The contract granted to Rajas Aerosports and Adventures contradicts an undertaking signed by the bidders, which requires them to confirm that while preparing and submitting their bids, they had “not acted in concert or in collusion with any other bidder or other person/s and also not done any act, deed or thing which is or could be regarded as anti-competitive…” The Indian Express reported.
A spokesperson of Rajas Aerosports and Adventures told the newspaper that the company had raised funding from a “diverse set of investors over the years [but] all strategic, operational and management decisions of the company are solely taken by its founders and managing director”.
“It is factually incorrect and misleading to equate passive shareholding by an investor with collusion,” the spokesperson was quoted as saying. The spokesperson also said that Rajas Aerosports was never a subsidiary or affiliate of the conglomerate Patanjali.

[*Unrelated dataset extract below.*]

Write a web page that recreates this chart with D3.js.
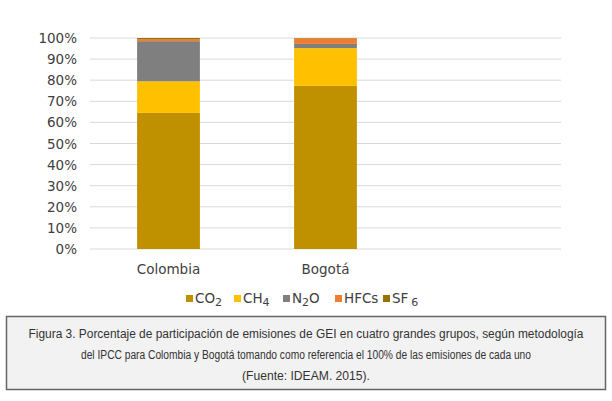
<!DOCTYPE html>
<html><head><meta charset="utf-8">
<script src="https://cdn.jsdelivr.net/npm/d3@7"></script>
<style>body{margin:0;background:#fff}</style>
</head><body>
<script>
var categories = ["Colombia", "Bogotá", ""];
var gases = ["CO2", "CH4", "N2O", "HFCs", "SF6"];
var colombia = [64.5, 15.0, 19.0, 1.0, 0.5];
var bogota = [77.3, 17.9, 2.0, 2.6, 0.2];
var yTicks = [0, 10, 20, 30, 40, 50, 60, 70, 80, 90, 100];
var colors = ["#bf9000", "#ffc000", "#7f7f7f", "#ed7d31", "#997300"];

var width = 612, height = 401;
var svg = d3.select("body").append("svg").attr("width", width).attr("height", height);

var x = d3.scaleBand().domain(categories).range([90, 561]).paddingInner(0.6).paddingOuter(0.3);
var y = d3.scaleLinear().domain([0, 100]).range([249, 38]);

// grid
svg.selectAll("line.grid").data(yTicks).enter().append("line")
    .attr("x1", 90).attr("x2", 561)
    .attr("y1", function(d) { return y(d); }).attr("y2", function(d) { return y(d); })
    .attr("stroke", "#d9d9d9").attr("stroke-width", 1);

svg.selectAll("text.ytick").data(yTicks).enter().append("text")
    .attr("x", 77).attr("y", function(d) { return y(d) + 5; })
    .attr("text-anchor", "end").attr("font-family", "DejaVu Sans").attr("font-size", 13.5)
    .attr("fill", "#404040").text(function(d) { return d + "%"; });

// stacked bars
var rows = [colombia, bogota].map(function(vals, i) {
    var r = {cat: categories[i]};
    gases.forEach(function(g, j) { r[g] = vals[j]; });
    return r;
});
var series = d3.stack().keys(gases)(rows);
svg.selectAll("g.s").data(series).enter().append("g")
    .attr("fill", function(d, i) { return colors[i]; })
  .selectAll("rect").data(function(d) { return d; }).enter().append("rect")
    .attr("x", function(d) { return x(d.data.cat); })
    .attr("width", x.bandwidth())
    .attr("y", function(d) { return y(d[1]); })
    .attr("height", function(d) { return y(d[0]) - y(d[1]); });

svg.selectAll("text.xcat").data(categories.slice(0, 2)).enter().append("text")
    .attr("x", function(d) { return x(d) + x.bandwidth() / 2; }).attr("y", 274)
    .attr("text-anchor", "middle").attr("font-family", "DejaVu Sans").attr("font-size", 13.5)
    .attr("fill", "#404040").text(function(d) { return d; });

// legend
var legendItems = [["CO", "2"], ["CH", "4"], ["N", "2", "O"], ["HFCs"], ["SF", "6"]];
var lx = [186, 234, 283, 335, 383];
legendItems.forEach(function(it, i) {
    svg.append("rect").attr("x", lx[i]).attr("y", 295).attr("width", 7).attr("height", 7).attr("fill", colors[i]);
    var t = svg.append("text").attr("x", lx[i] + 9).attr("y", 303)
        .attr("font-family", "DejaVu Sans").attr("font-size", 13.5).attr("fill", "#404040");
    t.append("tspan").text(it[0]);
    if (it[1]) t.append("tspan").attr("dy", 3).attr("dx", i == 4 ? 3 : 0).attr("font-size", 11).text(it[1]);
    if (it[2]) t.append("tspan").attr("dy", -3).text(it[2]);
});

// caption
svg.append("rect").attr("x", 6.5).attr("y", 316.5).attr("width", 599).attr("height", 73)
    .attr("fill", "#f2f2f2").attr("stroke", "#666").attr("stroke-width", 1.5);
var caption = ["Figura 3. Porcentaje de participación de emisiones de GEI en cuatro grandes grupos, según metodología",
    "del IPCC para Colombia y Bogotá tomando como referencia el 100% de las emisiones de cada uno",
    "(Fuente: IDEAM. 2015)."];
svg.selectAll("text.cap").data(caption).enter().append("text")
    .attr("x", 306).attr("y", function(d, i) { return 338 + i * 21; })
    .attr("text-anchor", "middle").attr("font-family", "Liberation Sans, Arial").attr("font-size", 12)
    .attr("fill", "#333").attr("textLength", function(d, i) { return [555, 450, 128][i]; })
    .attr("lengthAdjust", "spacingAndGlyphs").text(function(d) { return d; });
</script>
</body></html>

Amit Lohani, the deputy director of the department's adventure tourism wing, told The Indian Express that the board had estimated that the annual rent was Rs 1 crore. This was in response to a query on whether price discovery could be fair if all three firms had a common shareholder.
“The tender was open, and anyone could participate,” he told the newspaper. “This is not an unusual matter that some have shareholding in other companies.”
Colonel Ashvini Pundir, who was the tourism development board's additional chief executive officer for adventure sports when the tender process was launched, told The Indian Express that “it is not collusion” because the companies are independent entities.
“We do not go for a witch hunt of companies and their backgrounds,” he was quoted as saying. “You just give the highest bidder the tender, and the bottom line is the company is valid and legal.”